** Task directions **
Without the pictures, return all of the material exactly as written.

** Recorded data **

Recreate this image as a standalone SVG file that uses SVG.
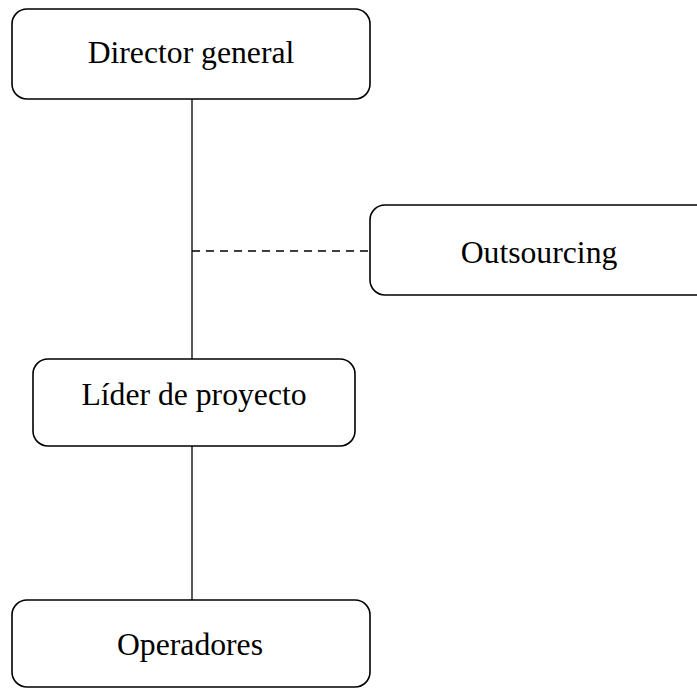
<svg xmlns="http://www.w3.org/2000/svg" width="697" height="689" viewBox="0 0 697 689">
<style>
.box{fill:#fff;stroke:#000;stroke-width:1.6}
.lbl{font-family:"Liberation Serif","Times New Roman",serif;font-size:31.7px;fill:#000;text-anchor:middle}
.ln{stroke:#000;stroke-width:1.3;fill:none}
.dash{stroke-dasharray:8,6}
</style>
<rect width="697" height="689" fill="#fff"/>
<g id="connectors">
<line class="ln" x1="192" y1="99" x2="192" y2="359"/>
<line class="ln" x1="192" y1="446" x2="192" y2="600"/>
<line class="ln dash" x1="192" y1="251" x2="370" y2="251"/>
</g>
<g id="director">
<rect class="box" x="12" y="9" width="358" height="90" rx="15"/>
<text class="lbl" x="191" y="63">Director general</text>
</g>
<g id="outsourcing">
<rect class="box" x="370" y="205" width="345" height="90" rx="15"/>
<text class="lbl" x="539" y="263">Outsourcing</text>
</g>
<g id="lider">
<rect class="box" x="33" y="359" width="322" height="87" rx="15"/>
<text class="lbl" x="194" y="405">Líder de proyecto</text>
</g>
<g id="operadores">
<rect class="box" x="12" y="600" width="358" height="87" rx="15"/>
<text class="lbl" x="190" y="655">Operadores</text>
</g>
</svg>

** Worked solution **
Recreate this image as a standalone SVG file that uses SVG.
<svg xmlns="http://www.w3.org/2000/svg" width="697" height="689" viewBox="0 0 697 689">
<style>
.box{fill:#fff;stroke:#000;stroke-width:1.6}
.lbl{font-family:"Liberation Serif","Times New Roman",serif;font-size:31.7px;fill:#000;text-anchor:middle}
.ln{stroke:#000;stroke-width:1.3;fill:none}
.dash{stroke-dasharray:8,6}
</style>
<rect width="697" height="689" fill="#fff"/>
<g id="connectors">
<line class="ln" x1="192" y1="99" x2="192" y2="359"/>
<line class="ln" x1="192" y1="446" x2="192" y2="600"/>
<line class="ln dash" x1="192" y1="251" x2="370" y2="251"/>
</g>
<g id="director">
<rect class="box" x="12" y="9" width="358" height="90" rx="15"/>
<text class="lbl" x="191" y="63">Director general</text>
</g>
<g id="outsourcing">
<rect class="box" x="370" y="205" width="345" height="90" rx="15"/>
<text class="lbl" x="539" y="263">Outsourcing</text>
</g>
<g id="lider">
<rect class="box" x="33" y="359" width="322" height="87" rx="15"/>
<text class="lbl" x="194" y="405">Líder de proyecto</text>
</g>
<g id="operadores">
<rect class="box" x="12" y="600" width="358" height="87" rx="15"/>
<text class="lbl" x="190" y="655">Operadores</text>
</g>
</svg>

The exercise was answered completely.